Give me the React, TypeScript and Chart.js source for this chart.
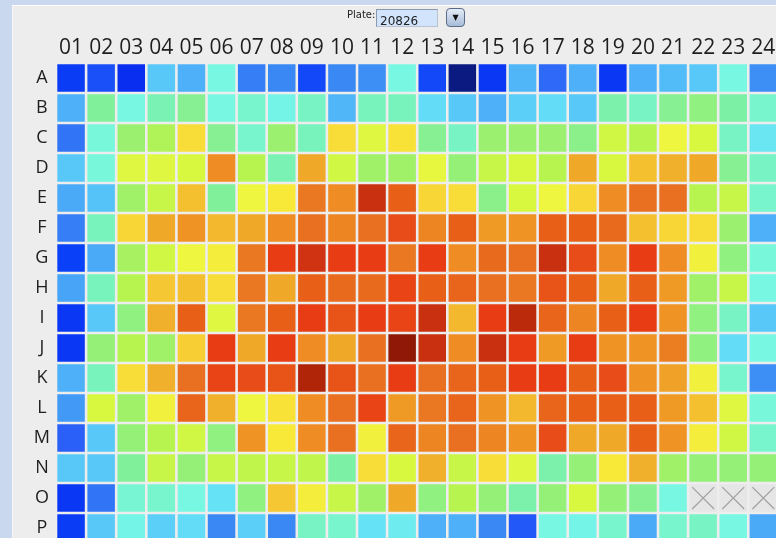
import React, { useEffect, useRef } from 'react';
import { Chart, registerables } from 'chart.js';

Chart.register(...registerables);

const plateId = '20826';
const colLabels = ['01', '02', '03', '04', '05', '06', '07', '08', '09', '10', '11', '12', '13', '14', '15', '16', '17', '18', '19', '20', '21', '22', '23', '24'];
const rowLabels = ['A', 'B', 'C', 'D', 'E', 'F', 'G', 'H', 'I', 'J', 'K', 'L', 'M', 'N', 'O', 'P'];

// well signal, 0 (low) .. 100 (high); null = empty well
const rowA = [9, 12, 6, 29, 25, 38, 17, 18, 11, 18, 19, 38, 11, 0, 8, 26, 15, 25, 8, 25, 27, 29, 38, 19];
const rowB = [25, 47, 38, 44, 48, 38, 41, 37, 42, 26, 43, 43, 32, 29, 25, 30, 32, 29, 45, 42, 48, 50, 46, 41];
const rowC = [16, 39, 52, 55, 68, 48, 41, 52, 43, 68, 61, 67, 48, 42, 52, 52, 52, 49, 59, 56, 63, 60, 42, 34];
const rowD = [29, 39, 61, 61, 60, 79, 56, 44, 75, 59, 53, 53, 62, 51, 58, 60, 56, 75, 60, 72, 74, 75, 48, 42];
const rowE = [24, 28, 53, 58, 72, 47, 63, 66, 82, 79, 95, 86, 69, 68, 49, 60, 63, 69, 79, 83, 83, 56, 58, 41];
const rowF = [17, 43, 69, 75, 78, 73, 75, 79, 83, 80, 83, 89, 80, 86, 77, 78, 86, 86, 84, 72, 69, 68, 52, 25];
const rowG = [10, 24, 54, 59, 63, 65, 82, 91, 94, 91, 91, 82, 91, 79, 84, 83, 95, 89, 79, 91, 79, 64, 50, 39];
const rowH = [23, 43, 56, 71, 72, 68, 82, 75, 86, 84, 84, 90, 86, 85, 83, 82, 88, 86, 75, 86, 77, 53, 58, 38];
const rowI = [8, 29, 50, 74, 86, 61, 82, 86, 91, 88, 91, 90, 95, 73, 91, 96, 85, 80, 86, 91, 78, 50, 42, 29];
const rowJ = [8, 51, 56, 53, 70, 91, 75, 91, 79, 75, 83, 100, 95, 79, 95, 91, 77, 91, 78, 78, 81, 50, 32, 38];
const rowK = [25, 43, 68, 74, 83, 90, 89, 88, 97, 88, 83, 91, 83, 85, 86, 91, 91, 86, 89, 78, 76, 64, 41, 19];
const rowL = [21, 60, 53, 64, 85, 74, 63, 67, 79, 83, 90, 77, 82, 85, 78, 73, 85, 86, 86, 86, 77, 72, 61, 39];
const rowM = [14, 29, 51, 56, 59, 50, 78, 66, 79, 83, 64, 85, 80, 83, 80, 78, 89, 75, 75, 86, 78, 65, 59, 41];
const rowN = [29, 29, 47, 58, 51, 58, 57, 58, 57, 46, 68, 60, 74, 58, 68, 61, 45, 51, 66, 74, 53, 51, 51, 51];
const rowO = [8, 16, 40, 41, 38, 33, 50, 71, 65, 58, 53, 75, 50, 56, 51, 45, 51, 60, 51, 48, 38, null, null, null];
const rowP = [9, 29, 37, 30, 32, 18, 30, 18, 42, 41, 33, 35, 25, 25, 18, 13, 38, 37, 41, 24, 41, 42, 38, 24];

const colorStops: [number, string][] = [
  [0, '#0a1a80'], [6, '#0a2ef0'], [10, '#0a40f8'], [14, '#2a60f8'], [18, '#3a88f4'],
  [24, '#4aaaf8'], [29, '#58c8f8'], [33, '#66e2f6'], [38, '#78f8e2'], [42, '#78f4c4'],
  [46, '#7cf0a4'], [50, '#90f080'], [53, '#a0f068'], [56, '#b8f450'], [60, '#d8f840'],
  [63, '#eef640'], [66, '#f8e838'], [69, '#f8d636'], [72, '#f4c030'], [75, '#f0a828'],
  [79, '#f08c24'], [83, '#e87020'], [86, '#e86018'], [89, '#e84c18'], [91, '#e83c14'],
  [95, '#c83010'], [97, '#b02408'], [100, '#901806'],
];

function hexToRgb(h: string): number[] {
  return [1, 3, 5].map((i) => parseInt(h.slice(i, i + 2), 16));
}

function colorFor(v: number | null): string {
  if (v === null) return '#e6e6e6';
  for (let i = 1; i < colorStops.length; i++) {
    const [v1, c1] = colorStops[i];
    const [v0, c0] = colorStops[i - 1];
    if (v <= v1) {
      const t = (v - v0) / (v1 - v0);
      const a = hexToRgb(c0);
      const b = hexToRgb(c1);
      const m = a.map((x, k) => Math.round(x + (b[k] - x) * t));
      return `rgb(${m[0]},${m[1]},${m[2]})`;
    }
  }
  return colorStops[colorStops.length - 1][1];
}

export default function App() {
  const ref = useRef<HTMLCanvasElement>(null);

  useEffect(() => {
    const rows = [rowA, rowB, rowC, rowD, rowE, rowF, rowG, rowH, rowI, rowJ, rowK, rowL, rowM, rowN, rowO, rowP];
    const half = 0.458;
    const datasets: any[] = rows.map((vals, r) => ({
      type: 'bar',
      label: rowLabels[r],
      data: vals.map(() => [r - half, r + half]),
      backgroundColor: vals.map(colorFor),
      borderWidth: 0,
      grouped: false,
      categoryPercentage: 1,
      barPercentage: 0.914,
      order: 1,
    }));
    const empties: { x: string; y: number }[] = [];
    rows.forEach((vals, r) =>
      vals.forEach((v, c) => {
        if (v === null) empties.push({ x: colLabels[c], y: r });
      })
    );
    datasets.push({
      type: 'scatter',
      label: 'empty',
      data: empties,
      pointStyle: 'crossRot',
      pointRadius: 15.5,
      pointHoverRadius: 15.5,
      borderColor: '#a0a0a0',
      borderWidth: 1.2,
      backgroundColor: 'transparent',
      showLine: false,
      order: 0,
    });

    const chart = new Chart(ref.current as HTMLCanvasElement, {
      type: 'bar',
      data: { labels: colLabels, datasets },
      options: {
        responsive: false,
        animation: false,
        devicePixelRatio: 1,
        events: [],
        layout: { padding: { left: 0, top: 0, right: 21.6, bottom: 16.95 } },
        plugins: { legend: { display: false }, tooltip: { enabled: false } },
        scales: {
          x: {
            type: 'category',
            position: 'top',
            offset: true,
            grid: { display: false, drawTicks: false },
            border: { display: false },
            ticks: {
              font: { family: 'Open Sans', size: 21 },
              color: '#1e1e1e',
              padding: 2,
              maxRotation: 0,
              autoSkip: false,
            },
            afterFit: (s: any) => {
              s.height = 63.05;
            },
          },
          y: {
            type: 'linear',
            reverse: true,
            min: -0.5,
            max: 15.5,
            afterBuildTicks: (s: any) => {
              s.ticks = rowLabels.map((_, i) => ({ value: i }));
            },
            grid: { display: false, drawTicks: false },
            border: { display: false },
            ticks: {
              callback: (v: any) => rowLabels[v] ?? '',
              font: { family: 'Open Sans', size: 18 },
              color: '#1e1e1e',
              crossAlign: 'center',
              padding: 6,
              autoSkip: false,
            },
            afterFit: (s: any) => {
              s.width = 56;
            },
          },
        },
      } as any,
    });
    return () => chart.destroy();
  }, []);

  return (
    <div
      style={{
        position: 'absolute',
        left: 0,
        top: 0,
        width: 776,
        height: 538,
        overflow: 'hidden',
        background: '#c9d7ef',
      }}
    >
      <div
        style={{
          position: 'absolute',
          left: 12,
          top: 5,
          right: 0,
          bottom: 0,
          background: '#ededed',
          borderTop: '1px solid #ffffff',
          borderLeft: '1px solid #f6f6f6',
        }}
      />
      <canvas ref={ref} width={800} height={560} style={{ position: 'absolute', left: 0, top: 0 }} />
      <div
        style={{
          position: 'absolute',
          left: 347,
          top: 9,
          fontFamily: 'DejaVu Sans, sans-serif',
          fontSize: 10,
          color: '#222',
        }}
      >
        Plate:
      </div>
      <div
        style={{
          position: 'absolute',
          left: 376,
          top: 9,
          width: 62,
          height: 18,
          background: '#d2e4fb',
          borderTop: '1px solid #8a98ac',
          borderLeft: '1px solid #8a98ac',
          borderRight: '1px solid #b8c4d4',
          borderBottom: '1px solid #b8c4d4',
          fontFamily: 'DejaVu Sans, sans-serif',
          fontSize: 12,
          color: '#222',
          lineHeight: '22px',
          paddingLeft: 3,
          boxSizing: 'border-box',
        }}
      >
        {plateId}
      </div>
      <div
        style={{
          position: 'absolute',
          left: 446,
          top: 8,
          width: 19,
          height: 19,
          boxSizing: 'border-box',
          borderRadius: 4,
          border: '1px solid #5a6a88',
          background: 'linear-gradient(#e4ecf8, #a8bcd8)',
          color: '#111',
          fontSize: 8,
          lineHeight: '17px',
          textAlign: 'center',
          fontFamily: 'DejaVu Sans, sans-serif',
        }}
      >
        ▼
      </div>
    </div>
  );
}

### Task to complete
Please quote the lines of the material, beginning with the first and ending with the one that contains "Chart.register(...registerables);", exactly as written and without any pictures.

### Reply to the task
Give me the React, TypeScript and Chart.js source for this chart.
import React, { useEffect, useRef } from 'react';
import { Chart, registerables } from 'chart.js';

Chart.register(...registerables);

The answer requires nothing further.